(begin)
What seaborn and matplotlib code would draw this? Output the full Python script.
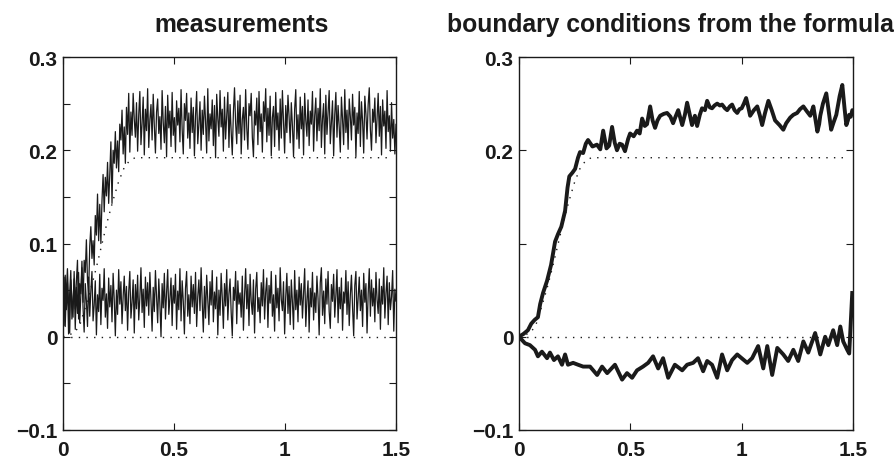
import numpy as np
import pandas as pd
import matplotlib
matplotlib.use("Agg")
import matplotlib.pyplot as plt
import seaborn as sns

# sampling of the measured signals
n_samples = 300
t_end = 1.5

# lower measured signal (true value 0 plus noise)
meas_low = [
    0.041, 0.012, 0.066, 0.029, 0.058, 0.003, 0.047, 0.071, 0.019, 0.036, 0.062, 0.008, 0.053, 0.025, 0.069, 0.015, 0.044, 0.074, 0.031, 0.005,
    0.057, 0.038, 0.011, 0.064, 0.022, 0.049, 0.070, 0.017, 0.034, 0.060, 0.002, 0.045, 0.027, 0.067, 0.013, 0.052, 0.039, 0.073, 0.021, 0.046,
    0.009, 0.063, 0.032, 0.055, 0.016, 0.068, 0.040, 0.001, 0.050, 0.024, 0.072, 0.035, 0.059, 0.014, 0.043, 0.065, 0.028, 0.054, 0.007, 0.048,
    0.070, 0.020, 0.037, 0.061, 0.004, 0.056, 0.030, 0.066, 0.018, 0.042, 0.074, 0.026, 0.051, 0.010, 0.064, 0.033, 0.058, 0.023, 0.069, 0.039,
    0.006, 0.053, 0.027, 0.071, 0.044, 0.015, 0.062, 0.035, 0.000, 0.057, 0.031, 0.068, 0.019, 0.047, 0.072, 0.024, 0.041, 0.063, 0.012, 0.055,
    0.036, 0.067, 0.008, 0.049, 0.029, 0.073, 0.017, 0.060, 0.038, 0.003, 0.052, 0.070, 0.022, 0.045, 0.014, 0.065, 0.032, 0.056, 0.025, 0.069,
    0.011, 0.043, 0.061, 0.028, 0.074, 0.037, 0.005, 0.054, 0.020, 0.066, 0.040, 0.013, 0.059, 0.034, 0.071, 0.016, 0.048, 0.030, 0.064, 0.002,
    0.050, 0.023, 0.068, 0.042, 0.009, 0.057, 0.033, 0.072, 0.018, 0.046, 0.062, 0.026, 0.001, 0.053, 0.039, 0.070, 0.014, 0.060, 0.035, 0.047,
    0.021, 0.065, 0.007, 0.044, 0.073, 0.030, 0.056, 0.012, 0.067, 0.038, 0.024, 0.061, 0.004, 0.051, 0.069, 0.027, 0.042, 0.015, 0.058, 0.033,
    0.072, 0.019, 0.048, 0.063, 0.010, 0.055, 0.036, 0.070, 0.022, 0.045, 0.006, 0.066, 0.031, 0.052, 0.017, 0.074, 0.040, 0.028, 0.059, 0.003,
    0.043, 0.068, 0.025, 0.054, 0.013, 0.061, 0.037, 0.008, 0.071, 0.029, 0.050, 0.016, 0.064, 0.034, 0.057, 0.020, 0.046, 0.073, 0.011, 0.039,
    0.060, 0.005, 0.052, 0.032, 0.069, 0.018, 0.047, 0.026, 0.065, 0.041, 0.002, 0.058, 0.074, 0.023, 0.049, 0.014, 0.062, 0.035, 0.070, 0.027,
    0.009, 0.056, 0.038, 0.067, 0.021, 0.044, 0.072, 0.015, 0.053, 0.030, 0.063, 0.007, 0.048, 0.036, 0.071, 0.024, 0.059, 0.012, 0.045, 0.066,
    0.031, 0.001, 0.055, 0.070, 0.019, 0.042, 0.064, 0.028, 0.050, 0.011, 0.068, 0.037, 0.057, 0.004, 0.046, 0.073, 0.022, 0.061, 0.033, 0.052,
    0.016, 0.069, 0.040, 0.025, 0.062, 0.008, 0.054, 0.035, 0.074, 0.020, 0.047, 0.065, 0.013, 0.058, 0.029, 0.043, 0.071, 0.006, 0.051, 0.038,
]

# upper measured signal (ramp to ~0.19 plus noise)
meas_high = [
    0.027, 0.064, 0.011, 0.050, 0.073, 0.035, 0.004, 0.061, 0.043, 0.021, 0.070, 0.030, 0.059, 0.082, 0.019, 0.057, 0.046, 0.081, 0.037, 0.082,
    0.069, 0.104, 0.060, 0.047, 0.097, 0.118, 0.084, 0.103, 0.077, 0.130, 0.109, 0.153, 0.103, 0.142, 0.100, 0.146, 0.174, 0.134, 0.171, 0.151,
    0.187, 0.143, 0.174, 0.209, 0.143, 0.200, 0.186, 0.220, 0.181, 0.210, 0.177, 0.228, 0.211, 0.243, 0.196, 0.225, 0.186, 0.246, 0.217, 0.261,
    0.198, 0.241, 0.216, 0.261, 0.233,
    0.214, 0.251, 0.199, 0.238, 0.263, 0.206, 0.229, 0.257, 0.195, 0.244, 0.221, 0.266, 0.203, 0.233, 0.249, 0.211, 0.260, 0.226, 0.197, 0.241,
    0.255, 0.218, 0.236, 0.201, 0.264, 0.230, 0.208, 0.247, 0.193, 0.259, 0.224, 0.242, 0.204, 0.262, 0.216, 0.235, 0.198, 0.253, 0.227, 0.245,
    0.209, 0.265, 0.222, 0.196, 0.250, 0.232, 0.261, 0.213, 0.240, 0.202, 0.256, 0.219, 0.246, 0.194, 0.237, 0.263, 0.207, 0.228, 0.252, 0.200,
    0.243, 0.217, 0.258, 0.231, 0.197, 0.266, 0.210, 0.239, 0.223, 0.254, 0.205, 0.248, 0.192, 0.260, 0.234, 0.215, 0.264, 0.225, 0.244, 0.199,
    0.257, 0.212, 0.236, 0.262, 0.203, 0.249, 0.220, 0.195, 0.241, 0.267, 0.229, 0.207, 0.253, 0.218, 0.259, 0.196, 0.233, 0.246, 0.211, 0.265,
    0.224, 0.201, 0.250, 0.237, 0.261, 0.214, 0.193, 0.242, 0.227, 0.256, 0.206, 0.263, 0.220, 0.239, 0.198, 0.252, 0.231, 0.266, 0.209, 0.245,
    0.216, 0.258, 0.194, 0.235, 0.247, 0.204, 0.262, 0.222, 0.240, 0.200, 0.255, 0.213, 0.264, 0.230, 0.197, 0.248, 0.219, 0.259, 0.236, 0.208,
    0.251, 0.226, 0.193, 0.244, 0.265, 0.212, 0.238, 0.202, 0.257, 0.223, 0.247, 0.195, 0.261, 0.232, 0.215, 0.254, 0.205, 0.242, 0.228, 0.263,
    0.199, 0.237, 0.256, 0.210, 0.245, 0.221, 0.266, 0.203, 0.234, 0.250, 0.196, 0.259, 0.217, 0.241, 0.264, 0.207, 0.229, 0.253, 0.194, 0.238,
    0.262, 0.214, 0.248, 0.225, 0.198, 0.257, 0.233, 0.206, 0.265, 0.219, 0.243, 0.201, 0.255, 0.236, 0.211, 0.260, 0.227, 0.246, 0.193, 0.240,
    0.218, 0.263, 0.204, 0.252, 0.231, 0.197, 0.258, 0.239, 0.212, 0.249, 0.267, 0.222, 0.200, 0.244, 0.230, 0.256, 0.208, 0.235, 0.261, 0.215,
    0.247, 0.195, 0.254, 0.226, 0.242, 0.202, 0.264, 0.220, 0.237, 0.199, 0.251, 0.213, 0.233, 0.196, 0.228,
]

# true boundary values (dotted reference lines)
ref_x = [0.0, 0.05, 0.075, 0.1, 0.125, 0.15, 0.175, 0.2, 0.225, 0.25, 0.275, 0.3, 0.325, 1.48]
ref_y = [0.0, 0.004, 0.012, 0.031, 0.051, 0.074, 0.099, 0.124, 0.146, 0.166, 0.181, 0.189, 0.192, 0.192]
zero_x = [0.0, 1.48]
zero_y = [0.0, 0.0]

# boundary conditions recovered from the formula
bc_high_x = [
    0.0, 0.02, 0.04, 0.055, 0.07, 0.085, 0.095, 0.108, 0.126, 0.144, 0.162, 0.175, 0.19, 0.207, 0.218,
    0.226, 0.24, 0.252, 0.265, 0.274, 0.288, 0.30, 0.31, 0.33, 0.35, 0.365, 0.378, 0.393, 0.405, 0.418,
    0.43, 0.44, 0.452, 0.463, 0.476, 0.49, 0.499, 0.515, 0.53, 0.542, 0.553, 0.565, 0.575, 0.589, 0.60,
    0.611, 0.622, 0.634, 0.65, 0.665, 0.68, 0.692, 0.703, 0.715, 0.733, 0.745, 0.755, 0.767, 0.777, 0.79,
    0.80, 0.812, 0.822, 0.835, 0.845, 0.857, 0.867, 0.878, 0.89, 0.902, 0.912, 0.925, 0.935, 0.947, 0.957,
    0.968, 0.98, 0.99, 1.0, 1.01, 1.02, 1.03, 1.038, 1.055, 1.07, 1.082, 1.092, 1.105, 1.12, 1.135,
    1.15, 1.17, 1.187, 1.2, 1.218, 1.232, 1.249, 1.262, 1.277, 1.292, 1.308, 1.315, 1.322, 1.33, 1.34,
    1.348, 1.353, 1.365, 1.38, 1.392, 1.402, 1.413, 1.425, 1.44, 1.452, 1.462, 1.47, 1.477, 1.483, 1.49, 1.497,
]
bc_high_y = [
    0.0, 0.003, 0.007, 0.014, 0.018, 0.021, 0.035, 0.047, 0.060, 0.077, 0.102, 0.110, 0.118, 0.135, 0.160,
    0.172, 0.176, 0.180, 0.192, 0.198, 0.197, 0.207, 0.211, 0.204, 0.206, 0.201, 0.221, 0.202, 0.205, 0.225,
    0.208, 0.200, 0.207, 0.206, 0.199, 0.212, 0.218, 0.215, 0.221, 0.218, 0.234, 0.226, 0.228, 0.247, 0.232,
    0.224, 0.232, 0.237, 0.239, 0.240, 0.236, 0.229, 0.236, 0.243, 0.227, 0.238, 0.251, 0.238, 0.227, 0.237,
    0.226, 0.238, 0.245, 0.243, 0.253, 0.246, 0.245, 0.248, 0.250, 0.248, 0.249, 0.245, 0.243, 0.247, 0.249,
    0.243, 0.240, 0.244, 0.245, 0.250, 0.256, 0.246, 0.237, 0.243, 0.247, 0.237, 0.227, 0.240, 0.253, 0.243,
    0.232, 0.227, 0.222, 0.229, 0.235, 0.238, 0.240, 0.244, 0.247, 0.242, 0.237, 0.242, 0.247, 0.235, 0.220,
    0.228, 0.237, 0.250, 0.261, 0.240, 0.222, 0.230, 0.238, 0.258, 0.270, 0.245, 0.227, 0.232, 0.238, 0.236, 0.243,
]

bc_low_x = [
    0.0, 0.027, 0.049, 0.072, 0.085, 0.103, 0.126, 0.139, 0.157, 0.175, 0.193, 0.207, 0.22, 0.243, 0.265,
    0.288, 0.319, 0.351, 0.373, 0.396, 0.431, 0.463, 0.485, 0.508, 0.53, 0.557, 0.58, 0.602, 0.625, 0.647,
    0.67, 0.70, 0.733, 0.755, 0.782, 0.804, 0.827, 0.845, 0.867, 0.89, 0.912, 0.935, 0.957, 0.98, 1.0,
    1.025, 1.047, 1.074, 1.097, 1.115, 1.137, 1.16, 1.187, 1.209, 1.232, 1.254, 1.277, 1.299, 1.33, 1.353,
    1.375, 1.389, 1.411, 1.429, 1.443, 1.456, 1.474, 1.483, 1.497,
]
bc_low_y = [
    0.0, -0.007, -0.009, -0.014, -0.021, -0.016, -0.023, -0.017, -0.025, -0.021, -0.030, -0.019, -0.030, -0.028, -0.030,
    -0.032, -0.032, -0.041, -0.032, -0.039, -0.030, -0.046, -0.039, -0.044, -0.036, -0.032, -0.028, -0.021, -0.034, -0.023,
    -0.044, -0.030, -0.036, -0.030, -0.028, -0.023, -0.037, -0.026, -0.030, -0.044, -0.019, -0.036, -0.025, -0.019, -0.023,
    -0.028, -0.023, -0.010, -0.034, -0.010, -0.041, -0.012, -0.019, -0.026, -0.014, -0.026, -0.005, -0.017, 0.004, -0.019,
    0.0, -0.009, 0.007, -0.009, 0.011, -0.005, -0.014, -0.018, 0.049,
]

x_ticks = [0, 0.5, 1, 1.5]
x_labels = ["0", "0.5", "1", "1.5"]
left_yticks = [-0.1, -0.05, 0, 0.05, 0.1, 0.15, 0.2, 0.25, 0.3]
left_ylabels = ["\u22120.1", "", "0", "", "0.1", "", "0.2", "", "0.3"]
right_yticks = [-0.1, 0, 0.1, 0.2, 0.3]
right_ylabels = ["\u22120.1", "0", "", "0.2", "0.3"]

sns.set_theme(style="white")
plt.rcParams["font.family"] = ["Liberation Sans", "DejaVu Sans"]
plt.rcParams["font.weight"] = "bold"
plt.rcParams["text.color"] = "black"

t = np.linspace(0, t_end, n_samples)
meas = pd.DataFrame({"t": t, "low": meas_low, "high": meas_high})

fig = plt.figure(figsize=(8.94, 4.6), dpi=100)
ax1 = fig.add_axes([63 / 894, 29 / 460, 333 / 894, 373 / 460])
ax2 = fig.add_axes([519 / 894, 29 / 460, 334 / 894, 373 / 460])

dot = (0, (1, 4.5))

# left: measurements
sns.lineplot(x=zero_x, y=zero_y, ax=ax1, color="k", lw=1.0, linestyle=dot)
sns.lineplot(x=ref_x, y=ref_y, ax=ax1, color="k", lw=1.0, linestyle=dot)
sns.lineplot(data=meas, x="t", y="low", ax=ax1, color="k", lw=0.9)
sns.lineplot(data=meas, x="t", y="high", ax=ax1, color="k", lw=0.9)

# right: recovered boundary conditions
sns.lineplot(x=zero_x, y=zero_y, ax=ax2, color="k", lw=1.0, linestyle=dot)
sns.lineplot(x=ref_x, y=ref_y, ax=ax2, color="k", lw=1.0, linestyle=dot)
sns.lineplot(x=bc_high_x, y=bc_high_y, ax=ax2, color="k", lw=2.8, sort=False,
             solid_joinstyle="round", solid_capstyle="round")
sns.lineplot(x=bc_low_x, y=bc_low_y, ax=ax2, color="k", lw=2.8, sort=False,
             solid_joinstyle="round", solid_capstyle="butt")

for ax, yt, yl in [(ax1, left_yticks, left_ylabels), (ax2, right_yticks, right_ylabels)]:
    ax.set_xlim(0, 1.5)
    ax.set_ylim(-0.1, 0.3)
    ax.set_xticks(x_ticks)
    ax.set_xticklabels(x_labels)
    ax.set_yticks(yt)
    ax.set_yticklabels(yl)
    ax.set_xlabel("")
    ax.set_ylabel("")
    ax.tick_params(direction="in", bottom=True, left=True, top=True, right=True,
                   length=5, width=0.8, color="k", labelsize=15, labelcolor="k")
    ax.tick_params(axis="x", pad=7)
    ax.tick_params(axis="y", pad=4)
    for s in ax.spines.values():
        s.set_color("k")
        s.set_linewidth(1.0)
    ax.set_facecolor("white")

ax1.set_title("measurements", fontsize=17.8, fontweight="bold", color="k", x=0.535, pad=19)
ax2.set_title("boundary conditions from the formula", fontsize=17.8, fontweight="bold",
              color="k", x=0.452, pad=19)

fig.savefig("out.png", dpi=100)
(end)
The lines from the top of the data above through the one holding "t_end = 1.5" are to be repeated exactly, and only those, with no pictures.

What seaborn and matplotlib code would draw this? Output the full Python script.
import numpy as np
import pandas as pd
import matplotlib
matplotlib.use("Agg")
import matplotlib.pyplot as plt
import seaborn as sns

# sampling of the measured signals
n_samples = 300
t_end = 1.5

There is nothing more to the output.